O lobby em Brasília conta também com o Instituto Pensar Agropecuária, que é financiado pelas gigantes globais da soja e ligado à Frente Parlamentar da Agropecuária (FPA), mais conhecida com "bancada ruralista". A entidade produziu uma cartilha para orientar deputados sobre a defesa do marco temporal, segundo o The Intercept Brasil.

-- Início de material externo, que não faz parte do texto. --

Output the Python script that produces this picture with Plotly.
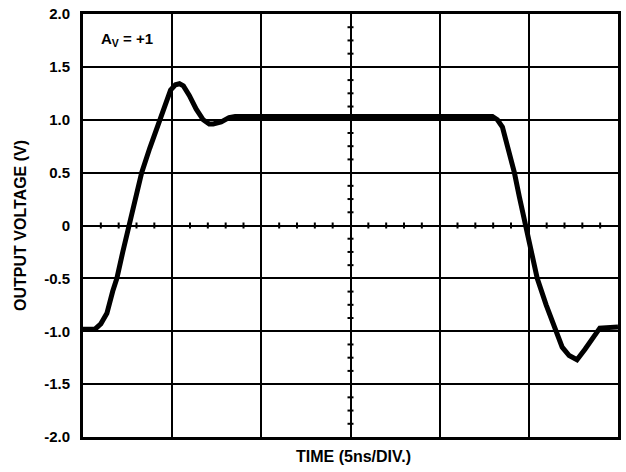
import plotly.graph_objects as go

# Output voltage step response, unity gain (time in ns, 5 ns per division)
time_ns = [0.0, 0.67, 1.00, 1.34, 1.67, 1.90, 2.23, 2.56, 2.90, 3.29, 3.74, 4.29,
           4.63, 4.91, 5.18, 5.41, 5.63, 5.96, 6.35, 6.74, 7.08, 7.30, 7.75, 8.19,
           8.53, 22.96, 23.24, 23.52, 23.80, 24.19, 24.47, 24.80, 25.14, 25.47,
           25.97, 26.48, 26.87, 27.26, 27.70, 28.15, 28.65, 28.98, 30.0]
vout = [-0.98, -0.98, -0.93, -0.83, -0.62, -0.50, -0.25, 0.0, 0.23, 0.50, 0.73, 1.00,
        1.17, 1.28, 1.33, 1.34, 1.32, 1.23, 1.10, 1.00, 0.96, 0.96, 0.98, 1.02,
        1.03, 1.03, 1.00, 0.93, 0.75, 0.50, 0.27, 0.0, -0.25, -0.50,
        -0.75, -0.98, -1.15, -1.23, -1.27, -1.17, -1.05, -0.97, -0.96]

y_ticks = [2.0, 1.5, 1.0, 0.5, 0.0, -0.5, -1.0, -1.5, -2.0]
y_labels = ["2.0", "1.5", "1.0", "0.5", "0", "-0.5", "-1.0", "-1.5", "-2.0"]

FONT = "Liberation Sans, Arial, sans-serif"

fig = go.Figure()
fig.add_trace(go.Scatter(
    x=time_ns, y=vout, mode="lines",
    line=dict(color="black", width=5),
    hoverinfo="skip", showlegend=False,
))

shapes = []
# minor ticks along the horizontal centre line (1 ns steps)
for k in range(1, 30):
    if k % 5 == 0:
        continue
    shapes.append(dict(type="line", xref="x", yref="y", x0=k, x1=k,
                       ysizemode="pixel", yanchor=0, y0=-3, y1=3,
                       line=dict(color="black", width=2)))
# minor ticks along the vertical centre line (0.125 V steps)
for k in range(-16, 17):
    if k % 4 == 0:
        continue
    shapes.append(dict(type="line", xref="x", yref="y", y0=k * 0.125, y1=k * 0.125,
                       xsizemode="pixel", xanchor=15, x0=-3, x1=3,
                       line=dict(color="black", width=2)))

fig.update_layout(
    width=626, height=472,
    margin=dict(l=83, r=5, t=12, b=35),
    paper_bgcolor="white", plot_bgcolor="white",
    font=dict(family=FONT, color="black"),
    shapes=shapes,
    xaxis=dict(range=[0, 30], dtick=5, tick0=0, showticklabels=False, ticks="",
               showgrid=True, gridcolor="black", gridwidth=2,
               showline=True, linecolor="black", linewidth=3, mirror=True,
               zeroline=False, fixedrange=True),
    yaxis=dict(range=[-2, 2], tickvals=y_ticks, ticktext=y_labels, ticks="",
               ticklabelstandoff=7,
               tickfont=dict(family=FONT, size=15, color="black", weight="bold"),
               showgrid=True, gridcolor="black", gridwidth=2,
               showline=True, linecolor="black", linewidth=3, mirror=True,
               zeroline=False, fixedrange=True),
    annotations=[
        dict(text="<b>A<sub>V</sub> = +1</b>", xref="paper", yref="paper",
             x=0.029, y=0.94, xanchor="left", yanchor="middle", showarrow=False,
             font=dict(family=FONT, size=15, color="black")),
        dict(text="<b>OUTPUT VOLTAGE (V)</b>", xref="paper", yref="paper",
             x=-0.117, y=0.5, xanchor="center", yanchor="middle", showarrow=False,
             textangle=-90, font=dict(family=FONT, size=16, color="black")),
        dict(text="<b>TIME (5ns/DIV.)</b>", xref="paper", yref="paper",
             x=0.505, y=-0.047, xanchor="center", yanchor="middle", showarrow=False,
             font=dict(family=FONT, size=16, color="black")),
    ],
)

fig.write_html("out.html")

Em nota, a FPA diz "não ser contrária aos direitos indígenas", e que "é a favor do marco temporal para garantir a segurança jurídica de quem compra uma propriedade privada".
Visão arcaica
Os olhos do mundo estão atentos ao que acontece em Brasília. A eurodeputada do partido Verde da Alemanha, Anna Cavazzini, que também é vice-presidente para relações do Parlamento Europeu com o Brasil, enviou uma carta ao presidente do Senado, Rodrigo Pacheco (PSD-MG), pedindo para que contenha legislações questionáveis e garanta "os direitos ambientais e indígenas".
"O avanço do agro sobre terras indígenas espanta investimentos, pois há uma demanda internacional por preservação da floresta e esses territórios são as áreas mais preservadas. O que essa parcela do Congresso e de empresários têm é uma visão arcaica de desenvolvimento, que é predatória ao meio ambiente", diz Batista, do ISA.
A FPA respondeu não acreditar em sanções internacionais, no caso de aprovação do marco temporal. Para a entidade, o agronegócio deverá ter prejuízo de R$ 520 bilhões, caso o marco temporal não seja aprovado. A entidade também nega que a agropecuária seja um "vetor relevante de desmatamento".
Para a advogada do ISA, o andamento da ação do marco temporal no STF, em julgamento desde 2017, é uma peça importante para frear o avanço dos sojeiros sobre terras tradicionais que deveriam ser preservadas.
"O que a sociedade espera é que o STF mantenha a pauta e julgue o caso, pois enquanto se espera por isso, os direitos dos povos indígenas estão sendo atacados com um Congresso querendo produzir leis notoriamente inconstitucionais", afirma a advogada.